Aim: Your task is to repeat all of the data exactly while excluding the pictures.

Information shown:
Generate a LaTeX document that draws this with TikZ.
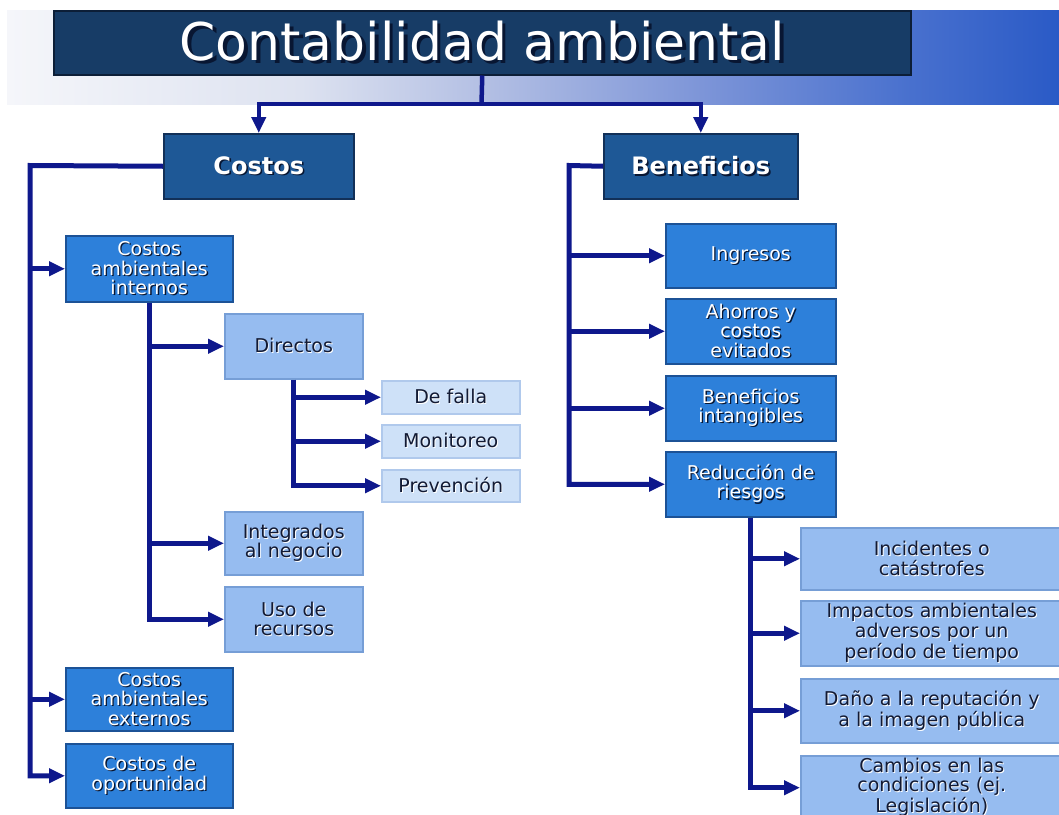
\documentclass[tikz,border=0pt]{standalone}
\usepackage{fontspec}
\setmainfont{DejaVu Sans}
\usetikzlibrary{arrows.meta}
\definecolor{navy}{RGB}{14,24,140}
\definecolor{shdark}{RGB}{8,22,50}
\definecolor{titlefill}{RGB}{23,60,102}
\definecolor{titleline}{RGB}{12,30,55}
\definecolor{hdrfill}{RGB}{30,88,150}
\definecolor{hdrline}{RGB}{18,48,88}
\definecolor{midfill}{RGB}{45,128,218}
\definecolor{midline}{RGB}{28,82,150}
\definecolor{lightfill}{RGB}{150,188,240}
\definecolor{lightline}{RGB}{118,158,214}
\definecolor{palefill}{RGB}{206,225,248}
\definecolor{paleline}{RGB}{176,201,236}
\definecolor{darktext}{RGB}{18,26,52}
\definecolor{bandA}{RGB}{245,246,250}
\definecolor{bandB}{RGB}{221,226,240}
\definecolor{bandC}{RGB}{180,192,228}
\definecolor{bandD}{RGB}{125,149,216}
\definecolor{bandE}{RGB}{72,112,206}
\definecolor{bandF}{RGB}{42,90,198}
\pgfdeclarehorizontalshading{band}{100bp}{color(0bp)=(bandA); color(25bp)=(bandA); color(39bp)=(bandB); color(47.5bp)=(bandC); color(58bp)=(bandD); color(68bp)=(bandE); color(75bp)=(bandF); color(100bp)=(bandF)}
\newcommand\shD[1]{\leavevmode\rlap{\kern0.07em\raisebox{-0.07em}{\color{shdark}#1}}#1}
\newcommand\shL[1]{\leavevmode\rlap{\kern0.05em\raisebox{-0.05em}{\color{white}#1}}#1}
\tikzset{
  box/.style={draw, line width=1.5pt, inner sep=2pt, align=center, anchor=north west,
    font=\fontsize{19}{19.5}\selectfont},
  titlebox/.style={box, fill=titlefill, draw=titleline, text=white, font=\fontsize{52}{60}\selectfont},
  hdr/.style={box, fill=hdrfill, draw=hdrline, text=white, font=\fontsize{24}{28}\selectfont\bfseries},
  mid/.style={box, fill=midfill, draw=midline, text=white},
  light/.style={box, fill=lightfill, draw=lightline, text=darktext},
  pale/.style={box, fill=palefill, draw=paleline, text=darktext},
  conn/.style={draw=navy, line width=5pt, line join=miter},
  arr/.style={conn, -{Triangle[length=16pt,width=14pt]}}
}
\begin{document}
\begin{tikzpicture}[x=1pt,y=-1pt]
\useasboundingbox (0,0) rectangle (1059,814);
\clip (0,0) rectangle (1059,814);
\fill[white] (0,0) rectangle (1059,814);
\shade[shading=band] (7,10) rectangle (1059,104);

\node[titlebox, minimum width=857pt, minimum height=64pt] (title) at (53,10) {\shD{Contabilidad ambiental}};

\node[hdr, minimum width=190pt, minimum height=65pt] (costos) at (163,133) {\shD{Costos}};
\node[hdr, minimum width=194pt, minimum height=65pt] (benef) at (603,133) {\shD{Beneficios}};

\node[mid, minimum width=167pt, minimum height=66pt] (cai) at (65,235) {\shD{Costos}\\\shD{ambientales}\\\shD{internos}};
\node[light, minimum width=138pt, minimum height=65pt] (dir) at (224,313) {\shL{Directos}};
\node[pale, minimum width=138pt, minimum height=33pt] (fal) at (381,380) {\shL{De falla}};
\node[pale, minimum width=138pt, minimum height=33pt] (mon) at (381,424) {\shL{Monitoreo}};
\node[pale, minimum width=138pt, minimum height=32pt] (pre) at (381,469) {\shL{Prevención}};
\node[light, minimum width=138pt, minimum height=63pt] (int) at (224,511) {\shL{Integrados}\\\shL{al negocio}};
\node[light, minimum width=138pt, minimum height=65pt] (uso) at (224,586) {\shL{Uso de}\\\shL{recursos}};
\node[mid, minimum width=167pt, minimum height=63pt] (ext) at (65,667) {\shD{Costos}\\\shD{ambientales}\\\shD{externos}};
\node[mid, minimum width=167pt, minimum height=64pt] (opo) at (65,743) {\shD{Costos de}\\\shD{oportunidad}};

\node[mid, minimum width=170pt, minimum height=64pt] (ing) at (665,223) {\shD{Ingresos}};
\node[mid, minimum width=170pt, minimum height=65pt] (aho) at (665,298) {\shD{Ahorros y}\\\shD{costos}\\\shD{evitados}};
\node[mid, minimum width=170pt, minimum height=65pt] (bint) at (665,375) {\shD{Beneficios}\\\shD{intangibles}};
\node[mid, minimum width=170pt, minimum height=65pt] (red) at (665,451) {\shD{Reducción de}\\\shD{riesgos}};

\node[light, minimum width=262pt, minimum height=62pt] (inc) at (800,527) {\shL{Incidentes o}\\\shL{catástrofes}};
\node[light, minimum width=262pt, minimum height=65pt] (imp) at (800,600) {\shL{Impactos ambientales}\\\shL{adversos por un}\\\shL{período de tiempo}};
\node[light, minimum width=262pt, minimum height=64pt] (dan) at (800,678) {\shL{Daño a la reputación y}\\\shL{a la imagen pública}};
\node[light, minimum width=262pt, minimum height=63pt] (cam) at (800,755) {\shL{Cambios en las}\\\shL{condiciones (ej.}\\\shL{Legislación)}};

% top connectors
\coordinate (tj) at (481.5,104);
\draw[conn, line width=4.5pt] (title.south) -- (tj);
\draw[arr, line width=4pt] (tj) -| (costos.north);
\draw[arr, line width=4pt] (tj) -| (benef.north);

% costos tree
\coordinate (cL) at (30,165.5);
\draw[arr] (costos.west) -- (cL) |- (opo.west);
\draw[arr] (cL |- cai.west) -- (cai.west);
\draw[arr] (cL |- ext.west) -- (ext.west);
\draw[arr] (cai.south) |- (uso.west);
\draw[arr] (cai.south |- dir.west) -- (dir.west);
\draw[arr] (cai.south |- int.west) -- (int.west);
\draw[arr] (dir.south) |- (pre.west);
\draw[arr] (dir.south |- fal.west) -- (fal.west);
\draw[arr] (dir.south |- mon.west) -- (mon.west);

% beneficios tree
\coordinate (bL) at (569,165.5);
\draw[arr] (benef.west) -- (bL) |- (red.west);
\draw[arr] (bL |- ing.west) -- (ing.west);
\draw[arr] (bL |- aho.west) -- (aho.west);
\draw[arr] (bL |- bint.west) -- (bint.west);
\draw[arr] (red.south) |- (cam.west);
\draw[arr] (red.south |- inc.west) -- (inc.west);
\draw[arr] (red.south |- imp.west) -- (imp.west);
\draw[arr] (red.south |- dan.west) -- (dan.west);
\end{tikzpicture}
\end{document}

Answer below:
Generate a LaTeX document that draws this with TikZ.
\documentclass[tikz,border=0pt]{standalone}
\usepackage{fontspec}
\setmainfont{DejaVu Sans}
\usetikzlibrary{arrows.meta}
\definecolor{navy}{RGB}{14,24,140}
\definecolor{shdark}{RGB}{8,22,50}
\definecolor{titlefill}{RGB}{23,60,102}
\definecolor{titleline}{RGB}{12,30,55}
\definecolor{hdrfill}{RGB}{30,88,150}
\definecolor{hdrline}{RGB}{18,48,88}
\definecolor{midfill}{RGB}{45,128,218}
\definecolor{midline}{RGB}{28,82,150}
\definecolor{lightfill}{RGB}{150,188,240}
\definecolor{lightline}{RGB}{118,158,214}
\definecolor{palefill}{RGB}{206,225,248}
\definecolor{paleline}{RGB}{176,201,236}
\definecolor{darktext}{RGB}{18,26,52}
\definecolor{bandA}{RGB}{245,246,250}
\definecolor{bandB}{RGB}{221,226,240}
\definecolor{bandC}{RGB}{180,192,228}
\definecolor{bandD}{RGB}{125,149,216}
\definecolor{bandE}{RGB}{72,112,206}
\definecolor{bandF}{RGB}{42,90,198}
\pgfdeclarehorizontalshading{band}{100bp}{color(0bp)=(bandA); color(25bp)=(bandA); color(39bp)=(bandB); color(47.5bp)=(bandC); color(58bp)=(bandD); color(68bp)=(bandE); color(75bp)=(bandF); color(100bp)=(bandF)}
\newcommand\shD[1]{\leavevmode\rlap{\kern0.07em\raisebox{-0.07em}{\color{shdark}#1}}#1}
\newcommand\shL[1]{\leavevmode\rlap{\kern0.05em\raisebox{-0.05em}{\color{white}#1}}#1}
\tikzset{
  box/.style={draw, line width=1.5pt, inner sep=2pt, align=center, anchor=north west,
    font=\fontsize{19}{19.5}\selectfont},
  titlebox/.style={box, fill=titlefill, draw=titleline, text=white, font=\fontsize{52}{60}\selectfont},
  hdr/.style={box, fill=hdrfill, draw=hdrline, text=white, font=\fontsize{24}{28}\selectfont\bfseries},
  mid/.style={box, fill=midfill, draw=midline, text=white},
  light/.style={box, fill=lightfill, draw=lightline, text=darktext},
  pale/.style={box, fill=palefill, draw=paleline, text=darktext},
  conn/.style={draw=navy, line width=5pt, line join=miter},
  arr/.style={conn, -{Triangle[length=16pt,width=14pt]}}
}
\begin{document}
\begin{tikzpicture}[x=1pt,y=-1pt]
\useasboundingbox (0,0) rectangle (1059,814);
\clip (0,0) rectangle (1059,814);
\fill[white] (0,0) rectangle (1059,814);
\shade[shading=band] (7,10) rectangle (1059,104);

\node[titlebox, minimum width=857pt, minimum height=64pt] (title) at (53,10) {\shD{Contabilidad ambiental}};

\node[hdr, minimum width=190pt, minimum height=65pt] (costos) at (163,133) {\shD{Costos}};
\node[hdr, minimum width=194pt, minimum height=65pt] (benef) at (603,133) {\shD{Beneficios}};

\node[mid, minimum width=167pt, minimum height=66pt] (cai) at (65,235) {\shD{Costos}\\\shD{ambientales}\\\shD{internos}};
\node[light, minimum width=138pt, minimum height=65pt] (dir) at (224,313) {\shL{Directos}};
\node[pale, minimum width=138pt, minimum height=33pt] (fal) at (381,380) {\shL{De falla}};
\node[pale, minimum width=138pt, minimum height=33pt] (mon) at (381,424) {\shL{Monitoreo}};
\node[pale, minimum width=138pt, minimum height=32pt] (pre) at (381,469) {\shL{Prevención}};
\node[light, minimum width=138pt, minimum height=63pt] (int) at (224,511) {\shL{Integrados}\\\shL{al negocio}};
\node[light, minimum width=138pt, minimum height=65pt] (uso) at (224,586) {\shL{Uso de}\\\shL{recursos}};
\node[mid, minimum width=167pt, minimum height=63pt] (ext) at (65,667) {\shD{Costos}\\\shD{ambientales}\\\shD{externos}};
\node[mid, minimum width=167pt, minimum height=64pt] (opo) at (65,743) {\shD{Costos de}\\\shD{oportunidad}};

\node[mid, minimum width=170pt, minimum height=64pt] (ing) at (665,223) {\shD{Ingresos}};
\node[mid, minimum width=170pt, minimum height=65pt] (aho) at (665,298) {\shD{Ahorros y}\\\shD{costos}\\\shD{evitados}};
\node[mid, minimum width=170pt, minimum height=65pt] (bint) at (665,375) {\shD{Beneficios}\\\shD{intangibles}};
\node[mid, minimum width=170pt, minimum height=65pt] (red) at (665,451) {\shD{Reducción de}\\\shD{riesgos}};

\node[light, minimum width=262pt, minimum height=62pt] (inc) at (800,527) {\shL{Incidentes o}\\\shL{catástrofes}};
\node[light, minimum width=262pt, minimum height=65pt] (imp) at (800,600) {\shL{Impactos ambientales}\\\shL{adversos por un}\\\shL{período de tiempo}};
\node[light, minimum width=262pt, minimum height=64pt] (dan) at (800,678) {\shL{Daño a la reputación y}\\\shL{a la imagen pública}};
\node[light, minimum width=262pt, minimum height=63pt] (cam) at (800,755) {\shL{Cambios en las}\\\shL{condiciones (ej.}\\\shL{Legislación)}};

% top connectors
\coordinate (tj) at (481.5,104);
\draw[conn, line width=4.5pt] (title.south) -- (tj);
\draw[arr, line width=4pt] (tj) -| (costos.north);
\draw[arr, line width=4pt] (tj) -| (benef.north);

% costos tree
\coordinate (cL) at (30,165.5);
\draw[arr] (costos.west) -- (cL) |- (opo.west);
\draw[arr] (cL |- cai.west) -- (cai.west);
\draw[arr] (cL |- ext.west) -- (ext.west);
\draw[arr] (cai.south) |- (uso.west);
\draw[arr] (cai.south |- dir.west) -- (dir.west);
\draw[arr] (cai.south |- int.west) -- (int.west);
\draw[arr] (dir.south) |- (pre.west);
\draw[arr] (dir.south |- fal.west) -- (fal.west);
\draw[arr] (dir.south |- mon.west) -- (mon.west);

% beneficios tree
\coordinate (bL) at (569,165.5);
\draw[arr] (benef.west) -- (bL) |- (red.west);
\draw[arr] (bL |- ing.west) -- (ing.west);
\draw[arr] (bL |- aho.west) -- (aho.west);
\draw[arr] (bL |- bint.west) -- (bint.west);
\draw[arr] (red.south) |- (cam.west);
\draw[arr] (red.south |- inc.west) -- (inc.west);
\draw[arr] (red.south |- imp.west) -- (imp.west);
\draw[arr] (red.south |- dan.west) -- (dan.west);
\end{tikzpicture}
\end{document}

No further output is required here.